Exercise. Each record below is to be copied word for word, with pictures removed.

* START Data *

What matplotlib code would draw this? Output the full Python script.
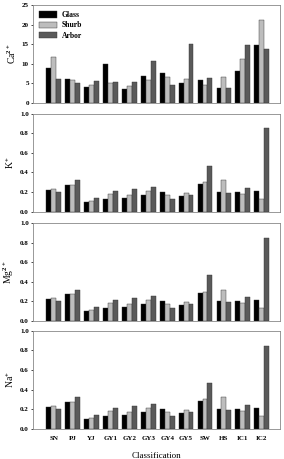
import numpy as np
from matplotlib import pyplot as plt

# Kategoriar og seriar
sites = ['SN', 'PJ', 'YJ', 'GY1', 'GY2', 'GY3', 'GY4', 'GY5', 'SW', 'HS', 'IC1', 'IC2']
series = ['Glass', 'Shurb', 'Arbor']

ca_glass = [8.8, 6.0, 4.0, 10.0, 3.5, 6.8, 7.6, 5.0, 5.9, 3.7, 8.1, 14.7]
ca_shurb = [11.6, 5.9, 4.5, 5.1, 4.3, 5.8, 6.7, 6.1, 4.5, 6.6, 11.2, 21.3]
ca_arbor = [6.2, 5.0, 5.6, 5.4, 5.2, 10.7, 4.6, 15.1, 6.3, 3.8, 14.7, 13.7]

k_glass = [0.22, 0.27, 0.10, 0.13, 0.14, 0.17, 0.20, 0.16, 0.28, 0.20, 0.20, 0.21]
k_shurb = [0.23, 0.27, 0.11, 0.18, 0.17, 0.21, 0.17, 0.19, 0.30, 0.32, 0.18, 0.13]
k_arbor = [0.20, 0.32, 0.14, 0.21, 0.23, 0.25, 0.13, 0.17, 0.47, 0.19, 0.24, 0.85]

mg_glass = [0.22, 0.27, 0.10, 0.13, 0.14, 0.17, 0.20, 0.16, 0.28, 0.20, 0.20, 0.21]
mg_shurb = [0.23, 0.27, 0.11, 0.18, 0.17, 0.21, 0.17, 0.19, 0.30, 0.32, 0.18, 0.13]
mg_arbor = [0.20, 0.32, 0.14, 0.21, 0.23, 0.25, 0.13, 0.17, 0.47, 0.19, 0.24, 0.85]

na_glass = [0.22, 0.27, 0.10, 0.13, 0.14, 0.17, 0.20, 0.16, 0.28, 0.20, 0.20, 0.21]
na_shurb = [0.23, 0.27, 0.11, 0.18, 0.17, 0.21, 0.17, 0.19, 0.30, 0.32, 0.18, 0.13]
na_arbor = [0.20, 0.32, 0.14, 0.21, 0.23, 0.25, 0.13, 0.17, 0.47, 0.19, 0.24, 0.85]

panels = [
    ('Ca$^{2+}$', [ca_glass, ca_shurb, ca_arbor], 25, [0, 5, 10, 15, 20, 25]),
    ('K$^{+}$', [k_glass, k_shurb, k_arbor], 1.0, [0.0, 0.2, 0.4, 0.6, 0.8, 1.0]),
    ('Mg$^{2+}$', [mg_glass, mg_shurb, mg_arbor], 1.0, [0.0, 0.2, 0.4, 0.6, 0.8, 1.0]),
    ('Na$^{+}$', [na_glass, na_shurb, na_arbor], 1.0, [0.0, 0.2, 0.4, 0.6, 0.8, 1.0]),
]

plt.rcParams['font.family'] = 'Liberation Serif'
plt.rcParams['font.weight'] = 'bold'
plt.rcParams['mathtext.fontset'] = 'custom'
plt.rcParams['mathtext.rm'] = 'Liberation Serif:bold'
plt.rcParams['mathtext.it'] = 'Liberation Serif:bold'
plt.rcParams['mathtext.bf'] = 'Liberation Serif:bold'

colors = ['#000000', '#bdbdbd', '#5a5a5a']
w = 0.26
x = np.arange(len(sites))

fig = plt.figure(figsize=(2.84, 4.59), dpi=100)
tops = [0.989, 0.752, 0.514, 0.279]
h = 0.213

for i, (lab, data, ymax, ticks) in enumerate(panels):
    ax = fig.add_axes([0.116, tops[i] - h, 0.870, h])
    for j in range(3):
        ax.bar(x + (j - 1) * w, data[j], w, color=colors[j],
               edgecolor='#303030', linewidth=0.3, label=series[j])
    ax.set_xlim(-1.1, 11.97)
    ax.set_ylim(0, ymax)
    ax.set_yticks(ticks)
    if ymax == 25:
        ax.set_yticklabels([str(t) for t in ticks])
    else:
        ax.set_yticklabels([f'{t:.1f}' for t in ticks])
    ax.tick_params(axis='y', labelsize=5, length=1.5, width=0.5, pad=1.5)
    ax.set_ylabel(lab, fontsize=7, labelpad=3)
    for s in ax.spines.values():
        s.set_color('#888888')
        s.set_linewidth(0.6)
    ax.set_xticks(x)
    if i == 3:
        ax.set_xticklabels(sites)
        ax.tick_params(axis='x', labelsize=5, length=0, pad=5)
        ax.set_xlabel('Classification', fontsize=6.5, labelpad=8)
    else:
        ax.set_xticklabels([])
        ax.tick_params(axis='x', length=0)
    if i == 0:
        ax.legend(loc='upper left', fontsize=5.5, frameon=False,
                  handlelength=2.4, handleheight=0.9, labelspacing=0.3,
                  borderaxespad=0.4, handletextpad=0.6)

plt.savefig('out.png', dpi=100)
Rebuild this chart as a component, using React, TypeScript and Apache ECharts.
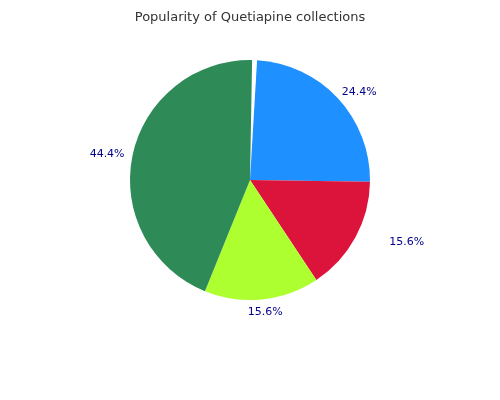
import * as echarts from "echarts";
import { useEffect, useRef } from "react";

// 조각 순서: 위쪽 빈 틈부터 시계 방향
const names = ["", "A", "B", "C", "D"];
const values = [0.3, 11, 7, 7, 20];
const colors = ["#ffffff", "#1e90ff", "#dc143c", "#adff2f", "#2e8b57"];
const title = "Popularity of Quetiapine collections";

export default function App() {
  const box = useRef<HTMLDivElement>(null);

  useEffect(() => {
    if (!box.current) return;
    const c = echarts.init(box.current, undefined, { renderer: "svg" });
    // 퍼센트는 틈 조각을 뺀 네 값의 합 기준
    const total = values.slice(1).reduce((a, b) => a + b, 0);
    // 라벨 위치 미세 조정 (원본은 ECharts 기본 바깥 라벨과 자리가 조금 다르다)
    const nudge: Record<number, [number, number]> = { 1: [-11, -1], 2: [18, 0], 3: [-24, 4], 4: [9, -1] };
    c.setOption({
      animation: false,
      title: {
        text: title,
        left: "center",
        top: 5,
        textStyle: { fontFamily: "DejaVu Sans", fontSize: 13, fontWeight: "normal", color: "#333" },
      },
      series: [
        {
          type: "pie",
          center: [250, 180],
          radius: [0, 120],
          startAngle: 89,
          clockwise: true,
          data: values.map((v, i) => ({
            name: names[i],
            value: v,
            itemStyle: { color: colors[i] },
            label: { show: i > 0 },
          })),
          label: {
            position: "outside",
            color: "#00008b",
            fontFamily: "DejaVu Sans",
            fontSize: 11,
            formatter: ({ value }: { value: number }) => `${((value / total) * 100).toFixed(1)}%`,
          },
          labelLine: { show: false, length: 8, length2: 4 },
          labelLayout: ({ dataIndex }: { dataIndex: number }) => {
            const n = nudge[dataIndex] ?? [0, 0];
            return { dx: n[0], dy: n[1] };
          },
          emphasis: { disabled: true },
        },
      ],
    });
    return () => c.dispose();
  }, []);

  return <div ref={box} style={{ position: "fixed", left: 0, top: 0, width: 500, height: 400 }} />;
}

* END Data *

Answer for the task.
What matplotlib code would draw this? Output the full Python script.
import numpy as np
from matplotlib import pyplot as plt

# Kategoriar og seriar
sites = ['SN', 'PJ', 'YJ', 'GY1', 'GY2', 'GY3', 'GY4', 'GY5', 'SW', 'HS', 'IC1', 'IC2']
series = ['Glass', 'Shurb', 'Arbor']

ca_glass = [8.8, 6.0, 4.0, 10.0, 3.5, 6.8, 7.6, 5.0, 5.9, 3.7, 8.1, 14.7]
ca_shurb = [11.6, 5.9, 4.5, 5.1, 4.3, 5.8, 6.7, 6.1, 4.5, 6.6, 11.2, 21.3]
ca_arbor = [6.2, 5.0, 5.6, 5.4, 5.2, 10.7, 4.6, 15.1, 6.3, 3.8, 14.7, 13.7]

k_glass = [0.22, 0.27, 0.10, 0.13, 0.14, 0.17, 0.20, 0.16, 0.28, 0.20, 0.20, 0.21]
k_shurb = [0.23, 0.27, 0.11, 0.18, 0.17, 0.21, 0.17, 0.19, 0.30, 0.32, 0.18, 0.13]
k_arbor = [0.20, 0.32, 0.14, 0.21, 0.23, 0.25, 0.13, 0.17, 0.47, 0.19, 0.24, 0.85]

mg_glass = [0.22, 0.27, 0.10, 0.13, 0.14, 0.17, 0.20, 0.16, 0.28, 0.20, 0.20, 0.21]
mg_shurb = [0.23, 0.27, 0.11, 0.18, 0.17, 0.21, 0.17, 0.19, 0.30, 0.32, 0.18, 0.13]
mg_arbor = [0.20, 0.32, 0.14, 0.21, 0.23, 0.25, 0.13, 0.17, 0.47, 0.19, 0.24, 0.85]

na_glass = [0.22, 0.27, 0.10, 0.13, 0.14, 0.17, 0.20, 0.16, 0.28, 0.20, 0.20, 0.21]
na_shurb = [0.23, 0.27, 0.11, 0.18, 0.17, 0.21, 0.17, 0.19, 0.30, 0.32, 0.18, 0.13]
na_arbor = [0.20, 0.32, 0.14, 0.21, 0.23, 0.25, 0.13, 0.17, 0.47, 0.19, 0.24, 0.85]

panels = [
    ('Ca$^{2+}$', [ca_glass, ca_shurb, ca_arbor], 25, [0, 5, 10, 15, 20, 25]),
    ('K$^{+}$', [k_glass, k_shurb, k_arbor], 1.0, [0.0, 0.2, 0.4, 0.6, 0.8, 1.0]),
    ('Mg$^{2+}$', [mg_glass, mg_shurb, mg_arbor], 1.0, [0.0, 0.2, 0.4, 0.6, 0.8, 1.0]),
    ('Na$^{+}$', [na_glass, na_shurb, na_arbor], 1.0, [0.0, 0.2, 0.4, 0.6, 0.8, 1.0]),
]

plt.rcParams['font.family'] = 'Liberation Serif'
plt.rcParams['font.weight'] = 'bold'
plt.rcParams['mathtext.fontset'] = 'custom'
plt.rcParams['mathtext.rm'] = 'Liberation Serif:bold'
plt.rcParams['mathtext.it'] = 'Liberation Serif:bold'
plt.rcParams['mathtext.bf'] = 'Liberation Serif:bold'

colors = ['#000000', '#bdbdbd', '#5a5a5a']
w = 0.26
x = np.arange(len(sites))

fig = plt.figure(figsize=(2.84, 4.59), dpi=100)
tops = [0.989, 0.752, 0.514, 0.279]
h = 0.213

for i, (lab, data, ymax, ticks) in enumerate(panels):
    ax = fig.add_axes([0.116, tops[i] - h, 0.870, h])
    for j in range(3):
        ax.bar(x + (j - 1) * w, data[j], w, color=colors[j],
               edgecolor='#303030', linewidth=0.3, label=series[j])
    ax.set_xlim(-1.1, 11.97)
    ax.set_ylim(0, ymax)
    ax.set_yticks(ticks)
    if ymax == 25:
        ax.set_yticklabels([str(t) for t in ticks])
    else:
        ax.set_yticklabels([f'{t:.1f}' for t in ticks])
    ax.tick_params(axis='y', labelsize=5, length=1.5, width=0.5, pad=1.5)
    ax.set_ylabel(lab, fontsize=7, labelpad=3)
    for s in ax.spines.values():
        s.set_color('#888888')
        s.set_linewidth(0.6)
    ax.set_xticks(x)
    if i == 3:
        ax.set_xticklabels(sites)
        ax.tick_params(axis='x', labelsize=5, length=0, pad=5)
        ax.set_xlabel('Classification', fontsize=6.5, labelpad=8)
    else:
        ax.set_xticklabels([])
        ax.tick_params(axis='x', length=0)
    if i == 0:
        ax.legend(loc='upper left', fontsize=5.5, frameon=False,
                  handlelength=2.4, handleheight=0.9, labelspacing=0.3,
                  borderaxespad=0.4, handletextpad=0.6)

plt.savefig('out.png', dpi=100)
Rebuild this chart as a component, using React, TypeScript and Apache ECharts.
import * as echarts from "echarts";
import { useEffect, useRef } from "react";

// 조각 순서: 위쪽 빈 틈부터 시계 방향
const names = ["", "A", "B", "C", "D"];
const values = [0.3, 11, 7, 7, 20];
const colors = ["#ffffff", "#1e90ff", "#dc143c", "#adff2f", "#2e8b57"];
const title = "Popularity of Quetiapine collections";

export default function App() {
  const box = useRef<HTMLDivElement>(null);

  useEffect(() => {
    if (!box.current) return;
    const c = echarts.init(box.current, undefined, { renderer: "svg" });
    // 퍼센트는 틈 조각을 뺀 네 값의 합 기준
    const total = values.slice(1).reduce((a, b) => a + b, 0);
    // 라벨 위치 미세 조정 (원본은 ECharts 기본 바깥 라벨과 자리가 조금 다르다)
    const nudge: Record<number, [number, number]> = { 1: [-11, -1], 2: [18, 0], 3: [-24, 4], 4: [9, -1] };
    c.setOption({
      animation: false,
      title: {
        text: title,
        left: "center",
        top: 5,
        textStyle: { fontFamily: "DejaVu Sans", fontSize: 13, fontWeight: "normal", color: "#333" },
      },
      series: [
        {
          type: "pie",
          center: [250, 180],
          radius: [0, 120],
          startAngle: 89,
          clockwise: true,
          data: values.map((v, i) => ({
            name: names[i],
            value: v,
            itemStyle: { color: colors[i] },
            label: { show: i > 0 },
          })),
          label: {
            position: "outside",
            color: "#00008b",
            fontFamily: "DejaVu Sans",
            fontSize: 11,
            formatter: ({ value }: { value: number }) => `${((value / total) * 100).toFixed(1)}%`,
          },
          labelLine: { show: false, length: 8, length2: 4 },
          labelLayout: ({ dataIndex }: { dataIndex: number }) => {
            const n = nudge[dataIndex] ?? [0, 0];
            return { dx: n[0], dy: n[1] };
          },
          emphasis: { disabled: true },
        },
      ],
    });
    return () => c.dispose();
  }, []);

  return <div ref={box} style={{ position: "fixed", left: 0, top: 0, width: 500, height: 400 }} />;
}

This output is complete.